Никто не откликнулся, старший лейтенант постучал сильнее, лишь тогда послышалось какое-то шуршание, дверь осторожно приоткрылась, и в щель выглянула пожилая женщина в платке. Это была не Мария Сидоровна, той едва исполнилось тридцать, и Горлов спросил:

— Можем ли повидать Марию Сидоровну Сатаневич?

Видно, милицейская форма не встревожила старуху, наоборот, успокоила — она сняла с двери цепочку, вышла на балкон и приветливо ответила, приложив руку к сердцу.

— Очень извиняюсь, но Марички нет. Побежала на базар.

— А нам сказали, что она больна.

— Так это же Юрко, озорник! — всплеснула она ладонями. — Мы все перепугались: весь горит, дотронуться страшно… Слава богу, отпустило уже, и Маричка побежала на базар за курицей. Супы ему варить.

Всю эту информацию бабушка произнесла без остановки, и я подумал, что мы, ожидая Марию Сидоровну, сможем получить бесчисленное количество интересных и полезных сведений.
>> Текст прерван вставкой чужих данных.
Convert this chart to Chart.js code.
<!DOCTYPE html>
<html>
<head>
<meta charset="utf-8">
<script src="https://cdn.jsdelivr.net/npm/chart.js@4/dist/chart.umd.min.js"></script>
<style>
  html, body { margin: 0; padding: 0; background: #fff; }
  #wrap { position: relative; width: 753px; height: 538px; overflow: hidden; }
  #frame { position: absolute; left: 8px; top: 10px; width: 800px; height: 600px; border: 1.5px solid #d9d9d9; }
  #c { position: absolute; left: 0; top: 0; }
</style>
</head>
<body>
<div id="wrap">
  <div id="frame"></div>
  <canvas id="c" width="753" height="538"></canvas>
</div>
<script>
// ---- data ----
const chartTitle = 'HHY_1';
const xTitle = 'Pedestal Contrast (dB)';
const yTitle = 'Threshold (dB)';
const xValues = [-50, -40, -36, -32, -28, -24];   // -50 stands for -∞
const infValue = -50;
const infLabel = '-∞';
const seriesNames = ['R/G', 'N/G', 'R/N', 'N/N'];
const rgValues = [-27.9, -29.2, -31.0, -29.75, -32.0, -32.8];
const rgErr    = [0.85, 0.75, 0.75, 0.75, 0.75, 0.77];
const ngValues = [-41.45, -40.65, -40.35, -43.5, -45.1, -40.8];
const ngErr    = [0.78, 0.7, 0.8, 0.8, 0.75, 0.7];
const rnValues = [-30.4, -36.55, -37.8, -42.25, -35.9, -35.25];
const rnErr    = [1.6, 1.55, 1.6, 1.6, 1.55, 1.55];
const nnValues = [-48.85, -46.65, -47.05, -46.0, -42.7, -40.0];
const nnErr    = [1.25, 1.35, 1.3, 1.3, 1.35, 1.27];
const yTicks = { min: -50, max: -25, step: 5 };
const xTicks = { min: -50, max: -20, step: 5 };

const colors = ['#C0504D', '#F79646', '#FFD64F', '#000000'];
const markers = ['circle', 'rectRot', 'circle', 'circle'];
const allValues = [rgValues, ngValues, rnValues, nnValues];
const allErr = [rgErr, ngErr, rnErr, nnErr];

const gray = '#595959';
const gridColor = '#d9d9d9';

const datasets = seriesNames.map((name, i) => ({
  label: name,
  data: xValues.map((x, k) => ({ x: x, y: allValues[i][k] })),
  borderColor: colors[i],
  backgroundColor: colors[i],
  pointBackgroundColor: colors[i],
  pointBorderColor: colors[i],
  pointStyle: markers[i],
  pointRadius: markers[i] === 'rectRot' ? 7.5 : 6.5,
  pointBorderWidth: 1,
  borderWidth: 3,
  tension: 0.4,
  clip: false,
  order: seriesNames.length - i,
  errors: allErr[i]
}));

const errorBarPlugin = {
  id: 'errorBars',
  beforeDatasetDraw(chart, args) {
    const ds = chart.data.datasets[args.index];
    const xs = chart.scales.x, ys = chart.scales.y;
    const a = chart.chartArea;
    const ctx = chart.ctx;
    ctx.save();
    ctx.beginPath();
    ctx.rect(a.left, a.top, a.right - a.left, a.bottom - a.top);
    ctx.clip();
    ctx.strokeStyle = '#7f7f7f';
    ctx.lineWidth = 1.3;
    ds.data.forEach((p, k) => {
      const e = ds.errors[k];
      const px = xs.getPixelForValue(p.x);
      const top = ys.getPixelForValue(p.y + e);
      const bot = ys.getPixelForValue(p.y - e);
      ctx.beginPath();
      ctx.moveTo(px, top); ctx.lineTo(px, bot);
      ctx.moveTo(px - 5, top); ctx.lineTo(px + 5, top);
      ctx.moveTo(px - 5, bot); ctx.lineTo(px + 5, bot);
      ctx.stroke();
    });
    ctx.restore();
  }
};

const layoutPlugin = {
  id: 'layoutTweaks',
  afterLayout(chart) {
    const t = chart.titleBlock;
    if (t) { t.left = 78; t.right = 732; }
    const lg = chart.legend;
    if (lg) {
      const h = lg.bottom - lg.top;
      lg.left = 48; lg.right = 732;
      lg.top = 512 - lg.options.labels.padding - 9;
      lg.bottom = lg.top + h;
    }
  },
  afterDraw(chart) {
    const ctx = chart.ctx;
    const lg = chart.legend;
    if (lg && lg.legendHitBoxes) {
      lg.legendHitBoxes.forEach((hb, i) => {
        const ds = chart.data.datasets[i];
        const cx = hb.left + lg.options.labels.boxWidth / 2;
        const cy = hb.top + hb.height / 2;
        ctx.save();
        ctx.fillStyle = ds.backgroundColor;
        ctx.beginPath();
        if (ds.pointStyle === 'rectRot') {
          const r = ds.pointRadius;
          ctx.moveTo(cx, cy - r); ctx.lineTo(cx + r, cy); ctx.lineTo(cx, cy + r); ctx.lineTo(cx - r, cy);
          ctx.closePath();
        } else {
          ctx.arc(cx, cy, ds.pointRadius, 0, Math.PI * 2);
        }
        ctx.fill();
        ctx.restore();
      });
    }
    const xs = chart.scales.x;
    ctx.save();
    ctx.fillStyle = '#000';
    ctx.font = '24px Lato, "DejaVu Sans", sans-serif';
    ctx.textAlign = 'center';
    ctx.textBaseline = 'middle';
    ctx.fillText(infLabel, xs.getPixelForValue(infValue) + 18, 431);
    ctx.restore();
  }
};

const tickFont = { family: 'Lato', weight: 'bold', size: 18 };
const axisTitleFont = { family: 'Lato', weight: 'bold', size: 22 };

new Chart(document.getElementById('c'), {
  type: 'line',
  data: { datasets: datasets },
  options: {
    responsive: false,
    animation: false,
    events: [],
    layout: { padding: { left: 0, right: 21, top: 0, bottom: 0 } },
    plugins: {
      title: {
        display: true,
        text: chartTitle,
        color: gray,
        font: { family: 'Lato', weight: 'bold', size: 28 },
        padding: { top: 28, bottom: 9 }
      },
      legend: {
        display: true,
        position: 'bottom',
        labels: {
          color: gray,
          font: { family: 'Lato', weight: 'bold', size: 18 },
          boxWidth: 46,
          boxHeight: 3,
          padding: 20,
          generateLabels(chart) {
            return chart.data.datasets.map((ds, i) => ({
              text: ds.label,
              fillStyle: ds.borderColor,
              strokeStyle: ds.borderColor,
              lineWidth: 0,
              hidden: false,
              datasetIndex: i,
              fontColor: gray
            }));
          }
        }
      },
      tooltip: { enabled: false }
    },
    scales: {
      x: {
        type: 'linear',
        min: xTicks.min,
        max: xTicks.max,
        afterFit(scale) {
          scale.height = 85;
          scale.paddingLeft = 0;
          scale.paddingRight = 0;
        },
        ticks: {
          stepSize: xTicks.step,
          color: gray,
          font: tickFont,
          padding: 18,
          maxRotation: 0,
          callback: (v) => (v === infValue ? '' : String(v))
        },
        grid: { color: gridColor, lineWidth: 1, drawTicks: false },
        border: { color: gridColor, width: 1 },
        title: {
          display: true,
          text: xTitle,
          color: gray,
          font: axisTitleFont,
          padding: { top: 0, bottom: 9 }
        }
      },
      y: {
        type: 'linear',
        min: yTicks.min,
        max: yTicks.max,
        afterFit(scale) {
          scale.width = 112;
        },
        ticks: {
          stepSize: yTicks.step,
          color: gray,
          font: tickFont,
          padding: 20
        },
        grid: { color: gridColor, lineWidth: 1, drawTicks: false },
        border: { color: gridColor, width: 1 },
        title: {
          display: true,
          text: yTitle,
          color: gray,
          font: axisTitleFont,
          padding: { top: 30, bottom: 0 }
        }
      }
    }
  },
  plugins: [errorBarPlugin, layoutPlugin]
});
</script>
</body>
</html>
Я толкнул в бок старшего лейтенанта, и он совершенно официально сказал:

— Мы должны поговорить с гражданкой Сатаневич. Скоро вернётся?

— Да скоро уже, скоро… — засуетилась старушка. — Очень прошу, заходите в комнату.

В комнаты вёл длинный и узкий коридор, дверь слева была открыта, и я, воспользовавшись тем, что Горлов пропустил бабушку вперёд, заглянул туда.

Плита с кипящим чайником, стол и простой шкафчик с посудой, на стенах развешаны обычные кухонные причиндалы, на столе миска с начищенной картошкой. Очевидно, для супа этому озорнику, как сообщила бабушка.

Первая комната была большой, длинной и темноватой. Пол почти сплошь застлан полосатыми домоткаными дорожками, а на полочке старомодного дивана гордо шествовала вереница не менее старомодных белых слоников, которые, говорят, приносят счастье. Стол, стулья и буфет — тоже не новые — дополняли обстановку комнаты, ещё, правда, низкий комод в углу — все это не свидетельствовало о достатке Марии Сидоровны. Но тут было и нечто впечатляющее, я сначала не понял, что именно, и, только усевшись на диване под слониками и осмотревшись, увидел, что комната буквально сверкала чистотой: нигде ни пылинки, стены недавно побелены, пол натёрт мастикой.

Мне стало неудобно за не очень-то чистые босоножки, и я инстинктивно поджал ноги. Старушка заметила это и успокоила:

— Не беспокойтесь, прошу вас, сегодня ещё не убирали.

Как тут можно ещё убирать и зачем, мне было совершенно непонятно, однако я почувствовал некоторое облегчение и поставил ноги на дорожку.

Бабушка стала в дверях, ведущих в соседнюю комнату, опёрлась на косяк и выжидательно смотрела на нас. Я кашлянул в кулак и неопределённо спросил:

— Как живёте?

— Теперь хорошо живём, — оживилась она. — Теперь все прошло. Это когда наш озорник болел, набрались страху.

— Внук болезненный?

— Сказали, что прошло. Да как будто проходит, а зимой едва богу душу не отдал. Скарлатина, а потом простудился. Как в декабре начал болеть, так почти два месяца. А у нас на хуторе какие врачи? Врачи в соседнем селе, и пока приедут…

— Почему же сюда не привезли? — вполне резонно возразил Горлов. — Кого-кого, а врачей тут… Целый институт рядом.

— Правду говорите, но ведь и везти не разрешили.